McKinsey échafaude 3 scénarios possibles sur l’avenir du secteur automobile européen

Par Laurent F.
11 minutes de lecture
Rapport Mc Kinsey sur le secteur automobile européen

Si le secteur automobile européen connaît la crise en même temps qu’il doit faire face aux défis de sa transition vers l’électrique, l’avenir n’est pas forcément si noir. Un récent rapport réalisé par le cabinet de conseils en stratégie McKinsey vient le montrer. Il dresse trois scénarios possibles, du plus catastrophique au plus optimiste. Voici ce qu’il faut en retenir.

L’ancien Premier ministre italien Mario Draghi tirait récemment la sonnette d’alarme dans un rapport rendu à la Présidente du Conseil Européen Christina Von der Leyen. A son tour, le célèbre cabinet américain de conseils en stratégie McKinsey s’est interrogé sur la compétitivité du secteur automobile européen à l’heure de la transition vers l’électrique. Et, plus précisément, sur son avenir. Car si l’Europe a longtemps dominé le monde dans ce secteur, la concurrence asiatique est en train de tout changer. Voire de tout menacer.

Avec un simple constat pour commencer, moins pessimiste qu’on aurait pu le craindre: «Selon les tendances actuelles, la valeur ajoutée de la production européenne pourrait chuter de 400 milliards de dollars au cours de la prochaine décennie. (…) Toutefois, l’Europe et les constructeurs européens pourraient encore profiter pleinement de la disruption des véhicules électriques et même augmenter légèrement la valeur ajoutée brute actuelle de la production, à condition qu’ils poursuivent des stratégies innovantes et participent à la croissance des marchés mondiaux, qu’ils renforcent les collaborations industrielles et mettent en œuvre des politiques efficaces.»
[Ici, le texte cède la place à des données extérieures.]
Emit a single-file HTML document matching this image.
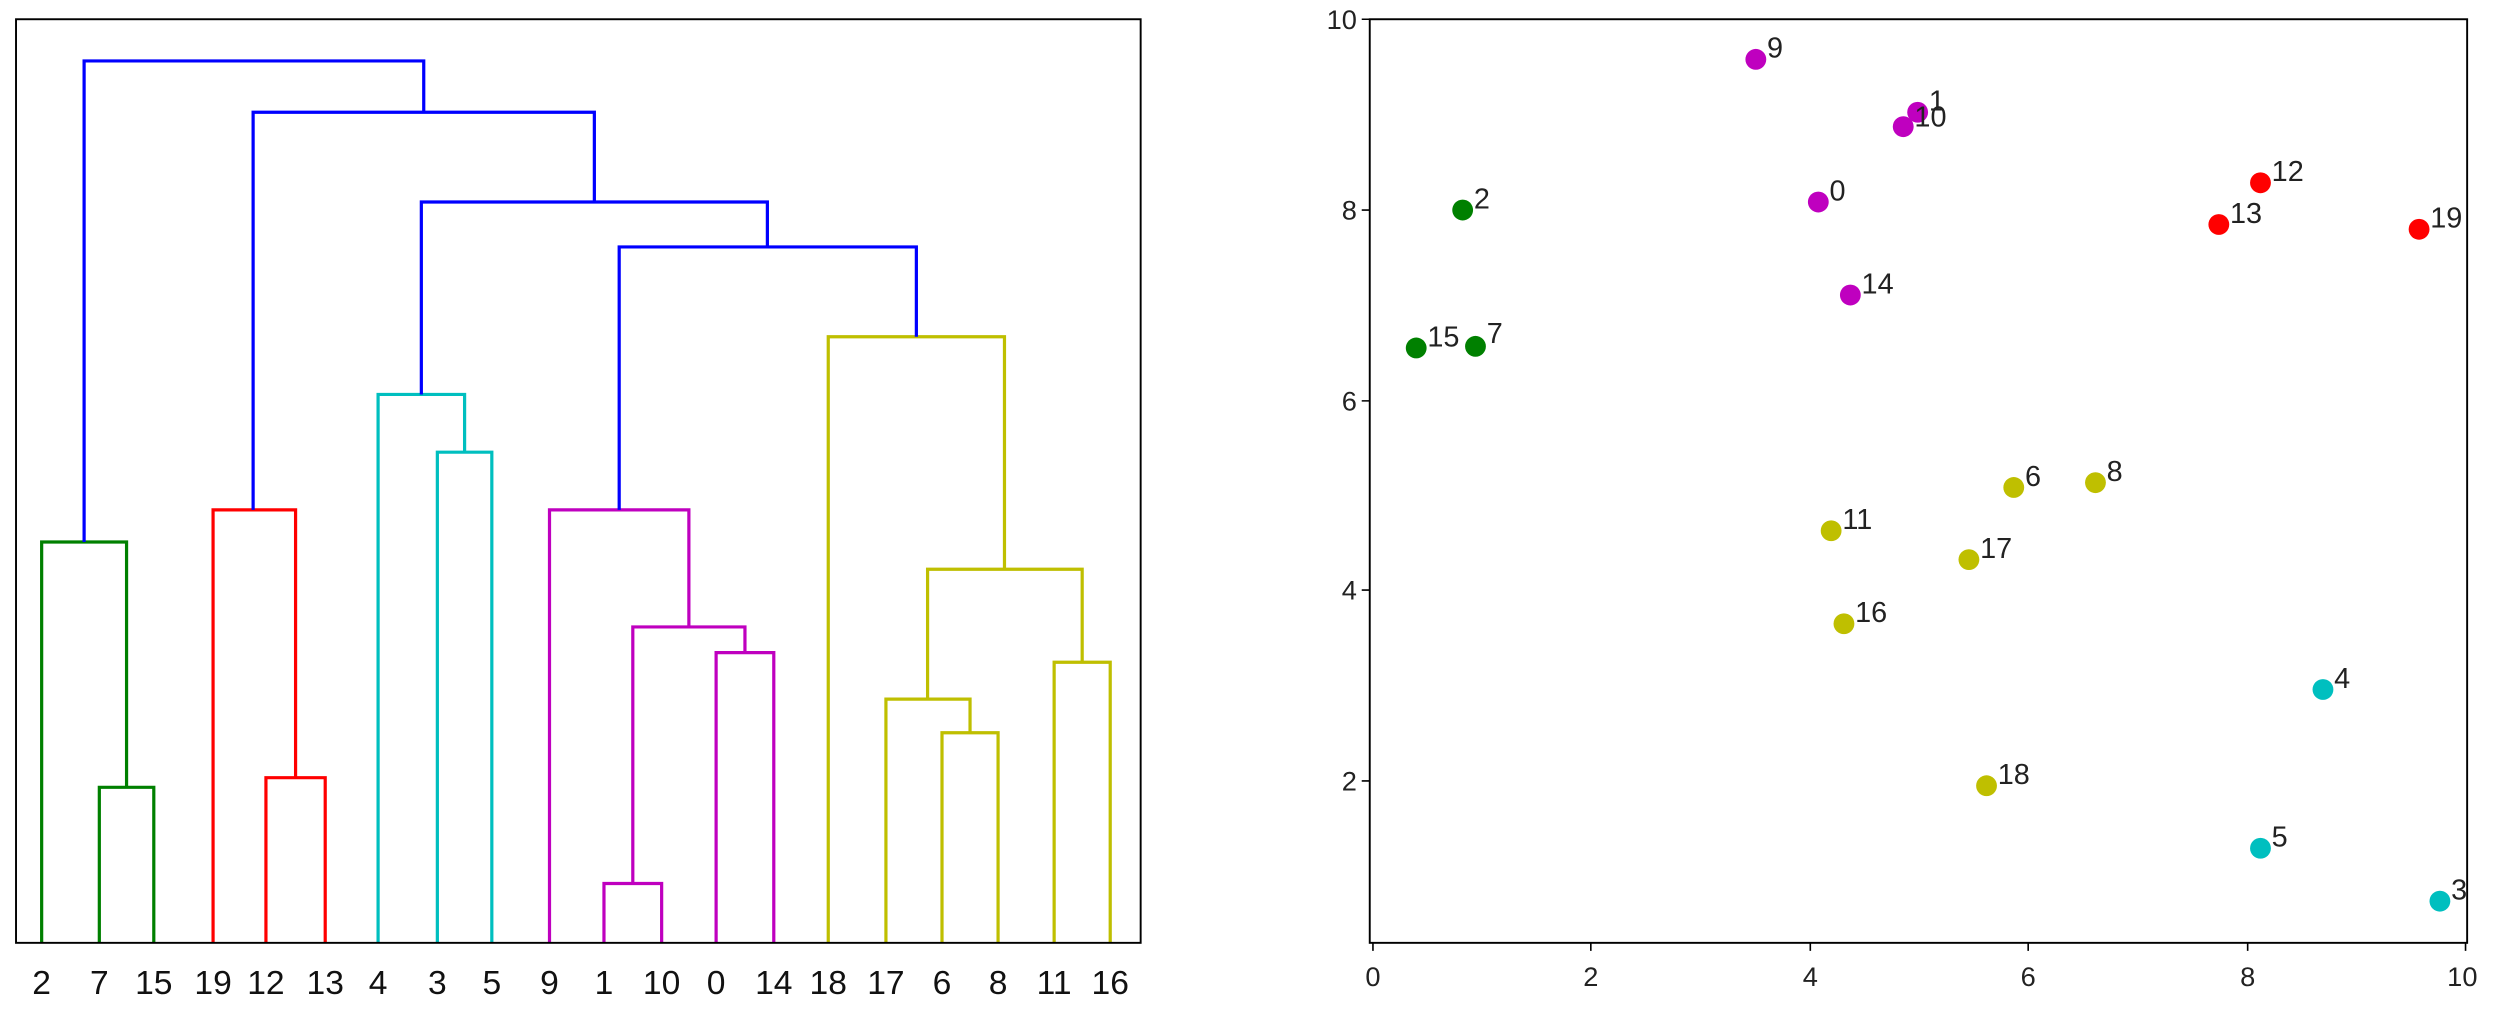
<!DOCTYPE html>
<html><head><meta charset="utf-8"><style>html,body{margin:0;padding:0;background:#fff}svg{display:block}</style></head>
<body>
<svg width="2512" height="1015" viewBox="0 0 1568 633" preserveAspectRatio="none" xmlns="http://www.w3.org/2000/svg" font-family="Liberation Sans, DejaVu Sans, sans-serif">
<rect width="1568" height="633" fill="#fff"/>
<g fill="none" stroke-width="2">
<g stroke="#008000"><path d="M62 588V491H96V588"/><path d="M26 588V338H79V491"/></g>
<g stroke="#ff0000"><path d="M166 588V485H203V588"/><path d="M133 588V318H184.5V485"/></g>
<g stroke="#00bfbf"><path d="M273 588V282H307V588"/><path d="M236 588V246H290V282"/></g>
<g stroke="#bf00bf"><path d="M377 588V551H413V588"/><path d="M447 588V407H483V588"/><path d="M395 551V391H465V407"/><path d="M343 588V318H430V391"/></g>
<g stroke="#bfbf00"><path d="M588 588V457H623V588"/><path d="M553 588V436H605.5V457"/><path d="M658 588V413H693V588"/><path d="M579 436V355H675.5V413"/><path d="M517 588V210H627V355"/></g>
<g stroke="#0000ff"><path d="M386.5 318V154H572V210"/><path d="M263 246V126H479V154"/><path d="M158 318V70H371V126"/><path d="M52.5 338V38H264.5V70"/></g>
</g>
<rect x="10" y="12" width="702" height="576" fill="none" stroke="#000" stroke-width="1.2"/>
<g font-size="21" text-anchor="middle" fill="#111">
<text x="26" y="620">2</text><text x="62" y="620">7</text><text x="96" y="620">15</text><text x="133" y="620">19</text><text x="166" y="620">12</text><text x="203" y="620">13</text><text x="236" y="620">4</text><text x="273" y="620">3</text><text x="307" y="620">5</text><text x="343" y="620">9</text><text x="377" y="620">1</text><text x="413" y="620">10</text><text x="447" y="620">0</text><text x="483" y="620">14</text><text x="517" y="620">18</text><text x="553" y="620">17</text><text x="588" y="620">6</text><text x="623" y="620">8</text><text x="658" y="620">11</text><text x="693" y="620">16</text>
</g>
<rect x="855" y="12" width="685" height="576" fill="none" stroke="#000" stroke-width="1.2"/>
<g stroke="#000" stroke-width="1">
<path d="M857 588v5M993 588v5M1130 588v5M1266 588v5M1403 588v5M1539 588v5"/>
<path d="M855 12h-5M855 131h-5M855 250h-5M855 368h-5M855 487h-5"/>
</g>
<g font-size="17" fill="#222" text-anchor="middle">
<text x="857" y="615">0</text><text x="993" y="615">2</text><text x="1130" y="615">4</text><text x="1266" y="615">6</text><text x="1403" y="615">8</text><text x="1537" y="615">10</text>
</g>
<g font-size="17" fill="#222" text-anchor="end">
<text x="847" y="18">10</text><text x="847" y="137">8</text><text x="847" y="256">6</text><text x="847" y="374">4</text><text x="847" y="493">2</text>
</g>
<g>
<g fill="#bf00bf"><circle cx="1096" cy="37" r="6.5"/><circle cx="1197" cy="70" r="6.5"/><circle cx="1188" cy="79" r="6.5"/><circle cx="1135" cy="126" r="6.5"/><circle cx="1155" cy="184" r="6.5"/></g>
<g fill="#008000"><circle cx="913" cy="131" r="6.5"/><circle cx="884" cy="217" r="6.5"/><circle cx="921" cy="216" r="6.5"/></g>
<g fill="#ff0000"><circle cx="1411" cy="114" r="6.5"/><circle cx="1385" cy="140" r="6.5"/><circle cx="1510" cy="143" r="6.5"/></g>
<g fill="#bfbf00"><circle cx="1257" cy="304" r="6.5"/><circle cx="1308" cy="301" r="6.5"/><circle cx="1143" cy="331" r="6.5"/><circle cx="1229" cy="349" r="6.5"/><circle cx="1151" cy="389" r="6.5"/><circle cx="1240" cy="490" r="6.5"/></g>
<g fill="#00bfbf"><circle cx="1450" cy="430" r="6.5"/><circle cx="1411" cy="529" r="6.5"/><circle cx="1523" cy="562" r="6.5"/></g>
</g>
<g font-size="18" fill="#222">
<text x="1103" y="36">9</text><text x="1204" y="69">1</text><text x="1195" y="79">10</text><text x="1142" y="125">0</text><text x="1162" y="183">14</text>
<text x="920" y="130">2</text><text x="891" y="216">15</text><text x="928" y="214">7</text>
<text x="1418" y="113">12</text><text x="1392" y="139">13</text><text x="1517" y="142">19</text>
<text x="1264" y="303">6</text><text x="1315" y="300">8</text><text x="1150" y="330">11</text><text x="1236" y="348">17</text><text x="1158" y="388">16</text><text x="1247" y="489">18</text>
<text x="1457" y="429">4</text><text x="1418" y="528">5</text><text x="1530" y="561">3</text>
</g>
</svg>
</body></html>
13 millions de VE vendus dans le monde, 60% sont chinois

Pour McKinsey comme pour bien d’autres, la mobilité électrique a franchi un point de bascule. « L’intérêt pour les véhicules électriques a explosé chez les consommateurs européens, les ventes d’une année sur l’autre ayant augmenté en moyenne de plus de 50% entre 2020 et 2023. Ces derniers mois, cependant, les ventes en Europe ont ralenti, parallèlement à la récente baisse des subventions et à l’intérêt croissant des consommateurs pour les VE abordables. Néanmoins, les perspectives à long terme restent solides. Le marché mondial des VE est en croissance, principalement stimulé par les ventes en Chine.» 

A noter: Les ventes mondiales de VE ont dépassé les 13 millions d’unités en 2023, soit une augmentation de 35% par rapport à l’année précédente. Et, parmi elles, plus de 8 millions sont des véhicules chinois (+37%, et 60% des ventes mondiales). 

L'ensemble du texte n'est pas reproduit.